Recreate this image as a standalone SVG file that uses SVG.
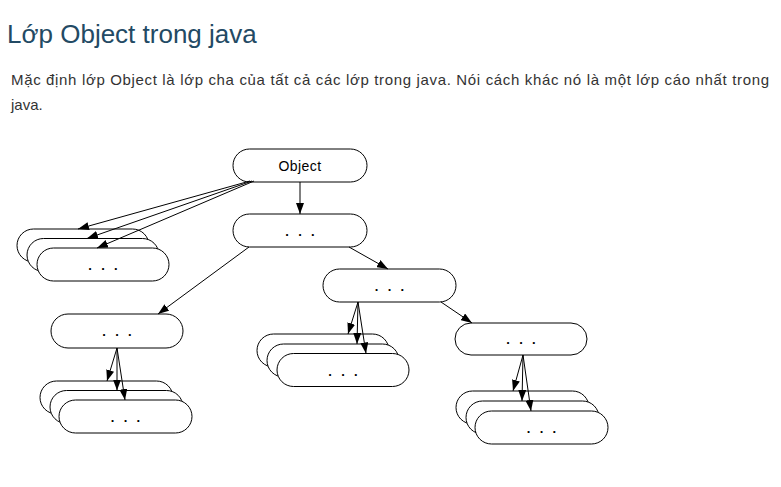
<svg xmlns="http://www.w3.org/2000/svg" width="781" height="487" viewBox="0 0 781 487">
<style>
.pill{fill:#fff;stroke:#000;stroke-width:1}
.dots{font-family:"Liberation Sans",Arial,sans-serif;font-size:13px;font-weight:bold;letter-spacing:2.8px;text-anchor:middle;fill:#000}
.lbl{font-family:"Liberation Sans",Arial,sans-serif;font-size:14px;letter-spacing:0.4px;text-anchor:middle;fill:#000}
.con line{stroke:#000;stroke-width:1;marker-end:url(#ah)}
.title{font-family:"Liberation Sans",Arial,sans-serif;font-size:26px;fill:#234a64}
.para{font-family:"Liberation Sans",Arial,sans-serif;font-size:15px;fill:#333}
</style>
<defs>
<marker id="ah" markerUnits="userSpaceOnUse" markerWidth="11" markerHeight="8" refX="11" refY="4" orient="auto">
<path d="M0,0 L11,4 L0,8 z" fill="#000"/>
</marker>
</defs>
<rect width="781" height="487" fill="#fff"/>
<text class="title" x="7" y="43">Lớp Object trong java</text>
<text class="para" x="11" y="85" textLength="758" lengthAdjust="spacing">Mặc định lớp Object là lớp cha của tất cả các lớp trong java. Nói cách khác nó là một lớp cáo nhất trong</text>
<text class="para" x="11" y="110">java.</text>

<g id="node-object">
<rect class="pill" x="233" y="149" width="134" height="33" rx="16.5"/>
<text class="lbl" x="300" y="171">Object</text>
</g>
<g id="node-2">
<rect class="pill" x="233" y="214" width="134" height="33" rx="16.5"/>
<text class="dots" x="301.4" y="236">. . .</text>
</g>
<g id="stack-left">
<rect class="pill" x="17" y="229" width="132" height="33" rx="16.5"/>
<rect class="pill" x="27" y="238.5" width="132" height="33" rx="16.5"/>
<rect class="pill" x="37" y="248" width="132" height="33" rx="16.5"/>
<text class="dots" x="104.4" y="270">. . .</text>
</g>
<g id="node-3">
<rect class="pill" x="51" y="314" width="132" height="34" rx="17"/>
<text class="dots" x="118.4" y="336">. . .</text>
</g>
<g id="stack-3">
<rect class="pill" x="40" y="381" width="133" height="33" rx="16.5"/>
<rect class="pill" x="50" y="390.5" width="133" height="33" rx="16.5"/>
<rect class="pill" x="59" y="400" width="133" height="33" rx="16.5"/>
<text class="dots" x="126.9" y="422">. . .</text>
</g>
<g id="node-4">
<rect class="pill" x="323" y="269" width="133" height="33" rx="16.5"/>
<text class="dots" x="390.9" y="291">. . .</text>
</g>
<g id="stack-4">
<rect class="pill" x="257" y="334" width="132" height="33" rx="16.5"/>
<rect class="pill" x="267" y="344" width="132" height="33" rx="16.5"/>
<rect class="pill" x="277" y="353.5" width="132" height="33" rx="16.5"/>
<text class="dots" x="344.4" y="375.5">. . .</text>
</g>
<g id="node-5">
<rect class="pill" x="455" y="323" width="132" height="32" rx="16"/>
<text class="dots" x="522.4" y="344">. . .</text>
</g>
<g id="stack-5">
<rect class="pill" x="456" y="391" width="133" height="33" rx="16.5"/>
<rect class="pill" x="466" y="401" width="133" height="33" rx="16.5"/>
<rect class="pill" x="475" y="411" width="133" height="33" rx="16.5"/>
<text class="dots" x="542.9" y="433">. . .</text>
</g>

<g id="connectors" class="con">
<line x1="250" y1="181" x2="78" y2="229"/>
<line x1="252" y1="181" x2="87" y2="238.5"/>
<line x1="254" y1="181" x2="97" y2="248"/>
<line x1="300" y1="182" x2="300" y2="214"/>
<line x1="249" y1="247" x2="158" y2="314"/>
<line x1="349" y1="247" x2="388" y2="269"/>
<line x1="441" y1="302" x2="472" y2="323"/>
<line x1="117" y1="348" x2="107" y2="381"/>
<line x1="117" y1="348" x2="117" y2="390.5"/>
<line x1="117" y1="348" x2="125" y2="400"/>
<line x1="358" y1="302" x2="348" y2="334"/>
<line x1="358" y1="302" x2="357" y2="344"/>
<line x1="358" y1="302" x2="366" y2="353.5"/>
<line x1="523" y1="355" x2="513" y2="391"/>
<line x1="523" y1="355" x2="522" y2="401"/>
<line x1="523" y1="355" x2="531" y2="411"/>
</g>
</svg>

___

| EXERCISE GOAL |
Give every line above again exactly, with no pictures.

| EXERCISE OUTPUT |
Recreate this image as a standalone SVG file that uses SVG.
<svg xmlns="http://www.w3.org/2000/svg" width="781" height="487" viewBox="0 0 781 487">
<style>
.pill{fill:#fff;stroke:#000;stroke-width:1}
.dots{font-family:"Liberation Sans",Arial,sans-serif;font-size:13px;font-weight:bold;letter-spacing:2.8px;text-anchor:middle;fill:#000}
.lbl{font-family:"Liberation Sans",Arial,sans-serif;font-size:14px;letter-spacing:0.4px;text-anchor:middle;fill:#000}
.con line{stroke:#000;stroke-width:1;marker-end:url(#ah)}
.title{font-family:"Liberation Sans",Arial,sans-serif;font-size:26px;fill:#234a64}
.para{font-family:"Liberation Sans",Arial,sans-serif;font-size:15px;fill:#333}
</style>
<defs>
<marker id="ah" markerUnits="userSpaceOnUse" markerWidth="11" markerHeight="8" refX="11" refY="4" orient="auto">
<path d="M0,0 L11,4 L0,8 z" fill="#000"/>
</marker>
</defs>
<rect width="781" height="487" fill="#fff"/>
<text class="title" x="7" y="43">Lớp Object trong java</text>
<text class="para" x="11" y="85" textLength="758" lengthAdjust="spacing">Mặc định lớp Object là lớp cha của tất cả các lớp trong java. Nói cách khác nó là một lớp cáo nhất trong</text>
<text class="para" x="11" y="110">java.</text>

<g id="node-object">
<rect class="pill" x="233" y="149" width="134" height="33" rx="16.5"/>
<text class="lbl" x="300" y="171">Object</text>
</g>
<g id="node-2">
<rect class="pill" x="233" y="214" width="134" height="33" rx="16.5"/>
<text class="dots" x="301.4" y="236">. . .</text>
</g>
<g id="stack-left">
<rect class="pill" x="17" y="229" width="132" height="33" rx="16.5"/>
<rect class="pill" x="27" y="238.5" width="132" height="33" rx="16.5"/>
<rect class="pill" x="37" y="248" width="132" height="33" rx="16.5"/>
<text class="dots" x="104.4" y="270">. . .</text>
</g>
<g id="node-3">
<rect class="pill" x="51" y="314" width="132" height="34" rx="17"/>
<text class="dots" x="118.4" y="336">. . .</text>
</g>
<g id="stack-3">
<rect class="pill" x="40" y="381" width="133" height="33" rx="16.5"/>
<rect class="pill" x="50" y="390.5" width="133" height="33" rx="16.5"/>
<rect class="pill" x="59" y="400" width="133" height="33" rx="16.5"/>
<text class="dots" x="126.9" y="422">. . .</text>
</g>
<g id="node-4">
<rect class="pill" x="323" y="269" width="133" height="33" rx="16.5"/>
<text class="dots" x="390.9" y="291">. . .</text>
</g>
<g id="stack-4">
<rect class="pill" x="257" y="334" width="132" height="33" rx="16.5"/>
<rect class="pill" x="267" y="344" width="132" height="33" rx="16.5"/>
<rect class="pill" x="277" y="353.5" width="132" height="33" rx="16.5"/>
<text class="dots" x="344.4" y="375.5">. . .</text>
</g>
<g id="node-5">
<rect class="pill" x="455" y="323" width="132" height="32" rx="16"/>
<text class="dots" x="522.4" y="344">. . .</text>
</g>
<g id="stack-5">
<rect class="pill" x="456" y="391" width="133" height="33" rx="16.5"/>
<rect class="pill" x="466" y="401" width="133" height="33" rx="16.5"/>
<rect class="pill" x="475" y="411" width="133" height="33" rx="16.5"/>
<text class="dots" x="542.9" y="433">. . .</text>
</g>

<g id="connectors" class="con">
<line x1="250" y1="181" x2="78" y2="229"/>
<line x1="252" y1="181" x2="87" y2="238.5"/>
<line x1="254" y1="181" x2="97" y2="248"/>
<line x1="300" y1="182" x2="300" y2="214"/>
<line x1="249" y1="247" x2="158" y2="314"/>
<line x1="349" y1="247" x2="388" y2="269"/>
<line x1="441" y1="302" x2="472" y2="323"/>
<line x1="117" y1="348" x2="107" y2="381"/>
<line x1="117" y1="348" x2="117" y2="390.5"/>
<line x1="117" y1="348" x2="125" y2="400"/>
<line x1="358" y1="302" x2="348" y2="334"/>
<line x1="358" y1="302" x2="357" y2="344"/>
<line x1="358" y1="302" x2="366" y2="353.5"/>
<line x1="523" y1="355" x2="513" y2="391"/>
<line x1="523" y1="355" x2="522" y2="401"/>
<line x1="523" y1="355" x2="531" y2="411"/>
</g>
</svg>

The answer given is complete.